NAB News:Sony is working with rig developer Element Technica to devise a 3D production workflow for episodic TV, writes Adrian Pennington. Sony’s PMW-F3 Super 35mm camera and its MPE-200 processor are being tested and integrated with Element Technica rigs.
There is clear momentum among manufacturers at NAB toward the streamlining of technologies and production workflows for live and pre-recorded 3D TV. There is also momentum from at least one US TV studio driving this initiative forward, TVB Europe understands.
Sony and Element Technica continue to collaborate on the live 3D production of sports, including Wimbledon in 3D in July, but they have also begun tests aimed at episodic production.
“For recorded 3DTV what is needed is a streamlining of the whole process from smaller, lighter cameras to a more efficient means of identifying disparities between the lenses and correcting them in post,” explained Element Technica co-founder Stephen Pizzo.
One part of this is a pair of new mounts built by ET to enable F3s to be mounted side by side or under and over on a Pulsar rig.
The second part of the workflow sees the MPE200 being used for analysis rather than correction, with the information passed downstream as metadata. A demonstration of this approach was being shown on ET’s booth at NAB.

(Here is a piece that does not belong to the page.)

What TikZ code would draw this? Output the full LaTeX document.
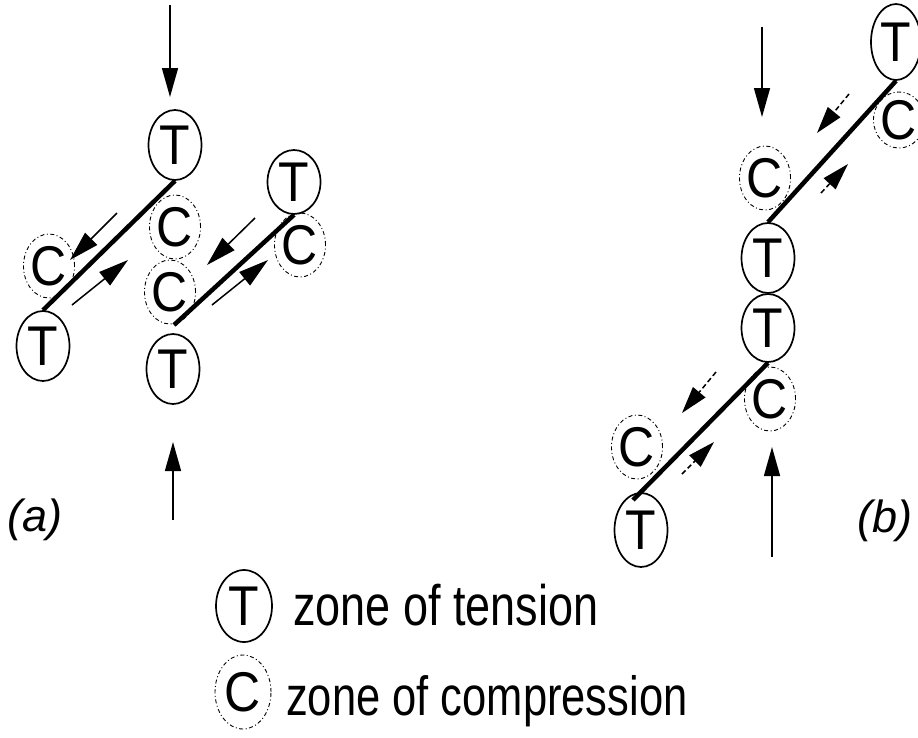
\documentclass[tikz,border=0pt]{standalone}
\usepackage{fontspec}
\setmainfont{Liberation Sans}
\usetikzlibrary{shapes.geometric,arrows.meta}
\newcommand\vstretch[2]{\scalebox{1}[#1]{#2}}
\begin{document}
\begin{tikzpicture}[x=1pt,y=-1pt,
  tz/.style={ellipse,draw,line width=1.7pt,inner sep=0pt,minimum width=53pt,minimum height=70pt,font=\fontsize{50}{50}\selectfont},
  cz/.style={ellipse,draw,line width=0.9pt,dash pattern=on 4pt off 2.5pt on 1pt off 2.5pt,inner sep=0pt,minimum width=45pt,minimum height=64pt,font=\fontsize{50}{50}\selectfont},
  bar/.style={line width=4.5pt},
  force/.style={line width=1.5pt,-{Triangle[length=30pt,width=17pt]}},
  forceb/.style={line width=1.5pt,dash pattern=on 5pt off 3pt,-{Triangle[length=27pt,width=16pt]}},
  push/.style={line width=1.5pt,-{Triangle[length=29pt,width=16pt]}},
  lbl/.style={font=\fontsize{45}{50}\selectfont\itshape,inner sep=0pt},
  legend/.style={font=\fontsize{44}{50}\selectfont,inner sep=0pt,anchor=base west},
]
\useasboundingbox (0,0) rectangle (918,737);
% ---------------- panel (a) ----------------
\node[tz] (ta1) at (175,145) {\vstretch{1.12}{T}};
\node[tz] (ta2) at (43,346) {\vstretch{1.12}{T}};
\node[tz,minimum height=64pt] (ta3) at (294,182) {\vstretch{1.12}{T}};
\node[tz] (ta4) at (173,369) {\vstretch{1.12}{T}};
\node[cz] (ca1) at (49,266) {\vstretch{1.12}{C}};
\node[cz] (ca2) at (175,227) {\vstretch{1.12}{C}};
\node[cz] (ca3) at (170,292) {\vstretch{1.12}{C}};
\node[cz] (ca4) at (300,245) {\vstretch{1.12}{C}};
\coordinate (a2end) at (174,325);
\draw[bar] (ta1.south) -- (ta2.north);
\draw[bar] (ta3.south) -- (a2end);
% force arrows
\coordinate (fa1s) at (117,213); \coordinate (fa1e) at (70,260);
\coordinate (fa2s) at (72,305);  \coordinate (fa2e) at (128,260);
\coordinate (fa3s) at (255,218); \coordinate (fa3e) at (207,265);
\coordinate (fa4s) at (212,305); \coordinate (fa4e) at (268,260);
\draw[force] (fa1s) -- (fa1e);
\draw[force] (fa2s) -- (fa2e);
\draw[force] (fa3s) -- (fa3e);
\draw[force] (fa4s) -- (fa4e);
% load arrows
\coordinate (pa1s) at (170,5);   \coordinate (pa1e) at (170,97);
\coordinate (pa2s) at (173,520); \coordinate (pa2e) at (173,442);
\draw[push] (pa1s) -- (pa1e);
\draw[push] (pa2s) -- (pa2e);
\node[lbl] (la) at (35,520) {(a)};
% ---------------- panel (b) ----------------
\node[tz,minimum width=50pt,minimum height=76pt] (tb1) at (896,42) {\vstretch{1.12}{T}};
\node[cz,minimum height=56pt] (cb1) at (899,120) {\vstretch{1.12}{C}};
\node[cz] (cb2) at (765,178) {\vstretch{1.12}{C}};
\node[tz] (tb2) at (768,258) {\vstretch{1.12}{T}};
\node[tz,minimum height=68pt] (tb3) at (768,328) {\vstretch{1.12}{T}};
\node[cz] (cb3) at (770,399) {\vstretch{1.12}{C}};
\node[cz] (cb4) at (637,447) {\vstretch{1.12}{C}};
\node[tz,minimum height=74pt] (tb4) at (641,530) {\vstretch{1.12}{T}};
\coordinate (b2end) at (633,500);
\draw[bar] (tb1.south) -- (tb2.north);
\draw[bar] (tb3.south) -- (b2end);
\coordinate (fb1s) at (849,94);  \coordinate (fb1e) at (817,133);
\coordinate (fb2s) at (821,193); \coordinate (fb2e) at (848,164);
\coordinate (fb3s) at (716,372); \coordinate (fb3e) at (682,413);
\coordinate (fb4s) at (682,474); \coordinate (fb4e) at (714,442);
\draw[forceb] (fb1s) -- (fb1e);
\draw[forceb] (fb2s) -- (fb2e);
\draw[forceb] (fb3s) -- (fb3e);
\draw[forceb] (fb4s) -- (fb4e);
\coordinate (pb1s) at (762,27);  \coordinate (pb1e) at (762,117);
\coordinate (pb2s) at (772,557); \coordinate (pb2e) at (772,447);
\draw[push] (pb1s) -- (pb1e);
\draw[push] (pb2s) -- (pb2e);
\node[lbl] (lb) at (885,521) {(b)};
% ---------------- legend ----------------
\node[tz,minimum width=56pt,minimum height=72pt] (lt) at (244,606) {\vstretch{1.12}{T}};
\node[legend] (ltt) at (293,625) {\vstretch{1.27}{\fontsize{45}{50}\selectfont zone of tension}};
\node[cz,minimum width=56pt,minimum height=74pt] (lc) at (243,692) {\vstretch{1.12}{C}};
\node[legend] (lct) at (286,715) {\vstretch{1.27}{\fontsize{43.5}{50}\selectfont zone of compression}};
\end{tikzpicture}
\end{document}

A similar workflow was previously announced by Element Technica in conjunction with SGO and its Mistika Live analysis platform. Pizzo said that Element Technica is open to working other manufacturers in this space, including Fraunhofer IIS, Avid and Iridas.
What we are not doing is baking in any corrections to the images as they are shot,” explained Pizzo. “Instead we taking the interocular and convergence data from the rig, feeding that to the MPE-200, which analyses the images for disparity in colourimetry, exposure and geometry and sends that information back to the rig. All of that metadata is then collected in an IO Module along with timecode and made available for post production. So for dailies creation or serial grading operators have the original analysis along with rig data and lens parameters available to help apply corrections much more quickly than they can at present.”